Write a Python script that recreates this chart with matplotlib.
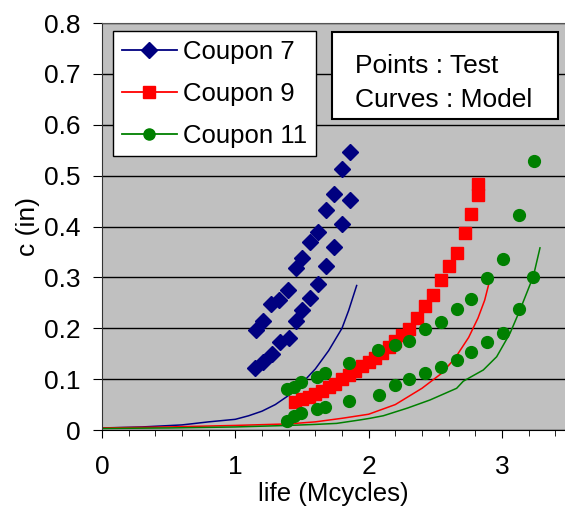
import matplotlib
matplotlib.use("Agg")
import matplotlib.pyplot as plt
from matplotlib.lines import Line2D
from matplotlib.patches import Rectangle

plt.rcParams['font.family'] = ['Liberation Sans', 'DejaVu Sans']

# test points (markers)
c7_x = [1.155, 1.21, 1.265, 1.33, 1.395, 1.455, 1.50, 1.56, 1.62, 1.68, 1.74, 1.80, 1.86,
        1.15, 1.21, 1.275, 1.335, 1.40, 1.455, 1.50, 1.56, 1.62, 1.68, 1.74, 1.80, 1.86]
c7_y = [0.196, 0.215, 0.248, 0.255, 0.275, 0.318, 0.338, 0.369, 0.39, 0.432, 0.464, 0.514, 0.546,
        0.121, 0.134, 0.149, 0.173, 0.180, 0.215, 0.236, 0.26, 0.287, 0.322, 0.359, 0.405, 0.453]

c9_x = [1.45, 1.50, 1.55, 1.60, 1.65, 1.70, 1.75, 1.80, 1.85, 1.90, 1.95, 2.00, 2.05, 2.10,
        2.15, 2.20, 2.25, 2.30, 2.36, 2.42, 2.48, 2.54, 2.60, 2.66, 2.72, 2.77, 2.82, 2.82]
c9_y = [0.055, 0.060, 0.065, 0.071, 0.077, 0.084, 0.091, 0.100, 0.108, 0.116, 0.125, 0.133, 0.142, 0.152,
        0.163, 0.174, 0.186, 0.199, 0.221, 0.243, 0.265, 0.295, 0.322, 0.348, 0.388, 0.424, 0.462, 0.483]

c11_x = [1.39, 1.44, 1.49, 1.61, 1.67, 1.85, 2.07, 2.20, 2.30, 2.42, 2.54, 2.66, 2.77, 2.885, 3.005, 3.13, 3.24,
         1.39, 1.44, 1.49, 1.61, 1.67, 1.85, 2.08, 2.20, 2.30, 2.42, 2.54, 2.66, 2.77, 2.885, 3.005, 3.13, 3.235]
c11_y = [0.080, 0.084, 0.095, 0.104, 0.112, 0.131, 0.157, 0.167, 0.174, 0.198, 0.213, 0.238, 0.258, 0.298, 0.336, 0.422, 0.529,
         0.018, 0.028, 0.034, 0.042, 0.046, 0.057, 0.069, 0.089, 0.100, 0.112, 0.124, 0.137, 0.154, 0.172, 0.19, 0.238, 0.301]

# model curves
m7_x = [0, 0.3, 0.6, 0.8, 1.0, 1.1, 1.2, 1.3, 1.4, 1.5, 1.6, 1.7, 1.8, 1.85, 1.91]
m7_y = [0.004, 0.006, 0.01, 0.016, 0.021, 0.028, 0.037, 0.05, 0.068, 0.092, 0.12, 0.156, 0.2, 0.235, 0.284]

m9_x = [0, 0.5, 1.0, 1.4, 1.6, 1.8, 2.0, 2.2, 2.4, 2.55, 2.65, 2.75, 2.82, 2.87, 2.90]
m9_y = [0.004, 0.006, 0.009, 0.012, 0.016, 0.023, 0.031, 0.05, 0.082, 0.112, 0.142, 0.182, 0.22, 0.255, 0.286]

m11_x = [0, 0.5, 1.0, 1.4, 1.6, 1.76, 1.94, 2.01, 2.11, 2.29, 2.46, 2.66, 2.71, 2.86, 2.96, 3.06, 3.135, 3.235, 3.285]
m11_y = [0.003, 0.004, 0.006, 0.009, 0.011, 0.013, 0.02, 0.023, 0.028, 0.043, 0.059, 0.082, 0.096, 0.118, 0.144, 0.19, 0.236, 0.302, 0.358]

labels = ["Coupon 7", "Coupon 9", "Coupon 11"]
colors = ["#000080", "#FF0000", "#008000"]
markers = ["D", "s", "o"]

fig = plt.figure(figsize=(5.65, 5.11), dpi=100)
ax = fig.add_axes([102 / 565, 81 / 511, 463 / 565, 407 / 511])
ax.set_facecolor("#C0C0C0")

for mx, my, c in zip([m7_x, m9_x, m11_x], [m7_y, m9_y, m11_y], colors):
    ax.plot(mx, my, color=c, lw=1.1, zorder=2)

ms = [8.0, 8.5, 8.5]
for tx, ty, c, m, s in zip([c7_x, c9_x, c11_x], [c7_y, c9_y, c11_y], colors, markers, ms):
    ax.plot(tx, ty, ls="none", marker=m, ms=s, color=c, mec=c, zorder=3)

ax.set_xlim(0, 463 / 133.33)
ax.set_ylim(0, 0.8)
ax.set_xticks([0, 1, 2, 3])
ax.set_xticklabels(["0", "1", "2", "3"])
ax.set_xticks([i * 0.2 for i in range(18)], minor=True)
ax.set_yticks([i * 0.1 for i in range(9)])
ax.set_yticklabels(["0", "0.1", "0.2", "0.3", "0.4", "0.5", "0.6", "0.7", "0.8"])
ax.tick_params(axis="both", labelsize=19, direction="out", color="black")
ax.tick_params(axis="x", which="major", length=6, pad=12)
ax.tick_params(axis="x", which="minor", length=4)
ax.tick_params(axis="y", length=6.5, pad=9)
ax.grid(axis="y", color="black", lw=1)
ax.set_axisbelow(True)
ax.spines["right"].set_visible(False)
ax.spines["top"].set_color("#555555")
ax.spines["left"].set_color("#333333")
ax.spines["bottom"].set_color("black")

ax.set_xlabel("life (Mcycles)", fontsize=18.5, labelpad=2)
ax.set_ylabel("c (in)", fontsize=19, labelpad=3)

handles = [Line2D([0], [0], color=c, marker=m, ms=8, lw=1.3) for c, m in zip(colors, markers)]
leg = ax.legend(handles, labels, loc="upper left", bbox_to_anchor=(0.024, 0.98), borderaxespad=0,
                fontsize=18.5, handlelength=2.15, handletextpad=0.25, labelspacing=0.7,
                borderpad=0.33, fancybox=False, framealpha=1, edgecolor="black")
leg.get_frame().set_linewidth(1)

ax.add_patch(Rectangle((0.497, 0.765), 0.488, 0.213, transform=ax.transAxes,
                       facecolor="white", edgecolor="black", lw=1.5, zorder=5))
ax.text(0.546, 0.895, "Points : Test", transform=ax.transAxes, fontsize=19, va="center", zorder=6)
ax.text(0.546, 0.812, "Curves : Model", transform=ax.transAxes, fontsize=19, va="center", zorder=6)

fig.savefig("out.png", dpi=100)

........

> _SHORT PROBLEM_: The data above needs to be retyped exactly, with the images left out.

> _TASK RESULT_:
Write a Python script that recreates this chart with matplotlib.
import matplotlib
matplotlib.use("Agg")
import matplotlib.pyplot as plt
from matplotlib.lines import Line2D
from matplotlib.patches import Rectangle

plt.rcParams['font.family'] = ['Liberation Sans', 'DejaVu Sans']

# test points (markers)
c7_x = [1.155, 1.21, 1.265, 1.33, 1.395, 1.455, 1.50, 1.56, 1.62, 1.68, 1.74, 1.80, 1.86,
        1.15, 1.21, 1.275, 1.335, 1.40, 1.455, 1.50, 1.56, 1.62, 1.68, 1.74, 1.80, 1.86]
c7_y = [0.196, 0.215, 0.248, 0.255, 0.275, 0.318, 0.338, 0.369, 0.39, 0.432, 0.464, 0.514, 0.546,
        0.121, 0.134, 0.149, 0.173, 0.180, 0.215, 0.236, 0.26, 0.287, 0.322, 0.359, 0.405, 0.453]

c9_x = [1.45, 1.50, 1.55, 1.60, 1.65, 1.70, 1.75, 1.80, 1.85, 1.90, 1.95, 2.00, 2.05, 2.10,
        2.15, 2.20, 2.25, 2.30, 2.36, 2.42, 2.48, 2.54, 2.60, 2.66, 2.72, 2.77, 2.82, 2.82]
c9_y = [0.055, 0.060, 0.065, 0.071, 0.077, 0.084, 0.091, 0.100, 0.108, 0.116, 0.125, 0.133, 0.142, 0.152,
        0.163, 0.174, 0.186, 0.199, 0.221, 0.243, 0.265, 0.295, 0.322, 0.348, 0.388, 0.424, 0.462, 0.483]

c11_x = [1.39, 1.44, 1.49, 1.61, 1.67, 1.85, 2.07, 2.20, 2.30, 2.42, 2.54, 2.66, 2.77, 2.885, 3.005, 3.13, 3.24,
         1.39, 1.44, 1.49, 1.61, 1.67, 1.85, 2.08, 2.20, 2.30, 2.42, 2.54, 2.66, 2.77, 2.885, 3.005, 3.13, 3.235]
c11_y = [0.080, 0.084, 0.095, 0.104, 0.112, 0.131, 0.157, 0.167, 0.174, 0.198, 0.213, 0.238, 0.258, 0.298, 0.336, 0.422, 0.529,
         0.018, 0.028, 0.034, 0.042, 0.046, 0.057, 0.069, 0.089, 0.100, 0.112, 0.124, 0.137, 0.154, 0.172, 0.19, 0.238, 0.301]

# model curves
m7_x = [0, 0.3, 0.6, 0.8, 1.0, 1.1, 1.2, 1.3, 1.4, 1.5, 1.6, 1.7, 1.8, 1.85, 1.91]
m7_y = [0.004, 0.006, 0.01, 0.016, 0.021, 0.028, 0.037, 0.05, 0.068, 0.092, 0.12, 0.156, 0.2, 0.235, 0.284]

m9_x = [0, 0.5, 1.0, 1.4, 1.6, 1.8, 2.0, 2.2, 2.4, 2.55, 2.65, 2.75, 2.82, 2.87, 2.90]
m9_y = [0.004, 0.006, 0.009, 0.012, 0.016, 0.023, 0.031, 0.05, 0.082, 0.112, 0.142, 0.182, 0.22, 0.255, 0.286]

m11_x = [0, 0.5, 1.0, 1.4, 1.6, 1.76, 1.94, 2.01, 2.11, 2.29, 2.46, 2.66, 2.71, 2.86, 2.96, 3.06, 3.135, 3.235, 3.285]
m11_y = [0.003, 0.004, 0.006, 0.009, 0.011, 0.013, 0.02, 0.023, 0.028, 0.043, 0.059, 0.082, 0.096, 0.118, 0.144, 0.19, 0.236, 0.302, 0.358]

labels = ["Coupon 7", "Coupon 9", "Coupon 11"]
colors = ["#000080", "#FF0000", "#008000"]
markers = ["D", "s", "o"]

fig = plt.figure(figsize=(5.65, 5.11), dpi=100)
ax = fig.add_axes([102 / 565, 81 / 511, 463 / 565, 407 / 511])
ax.set_facecolor("#C0C0C0")

for mx, my, c in zip([m7_x, m9_x, m11_x], [m7_y, m9_y, m11_y], colors):
    ax.plot(mx, my, color=c, lw=1.1, zorder=2)

ms = [8.0, 8.5, 8.5]
for tx, ty, c, m, s in zip([c7_x, c9_x, c11_x], [c7_y, c9_y, c11_y], colors, markers, ms):
    ax.plot(tx, ty, ls="none", marker=m, ms=s, color=c, mec=c, zorder=3)

ax.set_xlim(0, 463 / 133.33)
ax.set_ylim(0, 0.8)
ax.set_xticks([0, 1, 2, 3])
ax.set_xticklabels(["0", "1", "2", "3"])
ax.set_xticks([i * 0.2 for i in range(18)], minor=True)
ax.set_yticks([i * 0.1 for i in range(9)])
ax.set_yticklabels(["0", "0.1", "0.2", "0.3", "0.4", "0.5", "0.6", "0.7", "0.8"])
ax.tick_params(axis="both", labelsize=19, direction="out", color="black")
ax.tick_params(axis="x", which="major", length=6, pad=12)
ax.tick_params(axis="x", which="minor", length=4)
ax.tick_params(axis="y", length=6.5, pad=9)
ax.grid(axis="y", color="black", lw=1)
ax.set_axisbelow(True)
ax.spines["right"].set_visible(False)
ax.spines["top"].set_color("#555555")
ax.spines["left"].set_color("#333333")
ax.spines["bottom"].set_color("black")

ax.set_xlabel("life (Mcycles)", fontsize=18.5, labelpad=2)
ax.set_ylabel("c (in)", fontsize=19, labelpad=3)

handles = [Line2D([0], [0], color=c, marker=m, ms=8, lw=1.3) for c, m in zip(colors, markers)]
leg = ax.legend(handles, labels, loc="upper left", bbox_to_anchor=(0.024, 0.98), borderaxespad=0,
                fontsize=18.5, handlelength=2.15, handletextpad=0.25, labelspacing=0.7,
                borderpad=0.33, fancybox=False, framealpha=1, edgecolor="black")
leg.get_frame().set_linewidth(1)

ax.add_patch(Rectangle((0.497, 0.765), 0.488, 0.213, transform=ax.transAxes,
                       facecolor="white", edgecolor="black", lw=1.5, zorder=5))
ax.text(0.546, 0.895, "Points : Test", transform=ax.transAxes, fontsize=19, va="center", zorder=6)
ax.text(0.546, 0.812, "Curves : Model", transform=ax.transAxes, fontsize=19, va="center", zorder=6)

fig.savefig("out.png", dpi=100)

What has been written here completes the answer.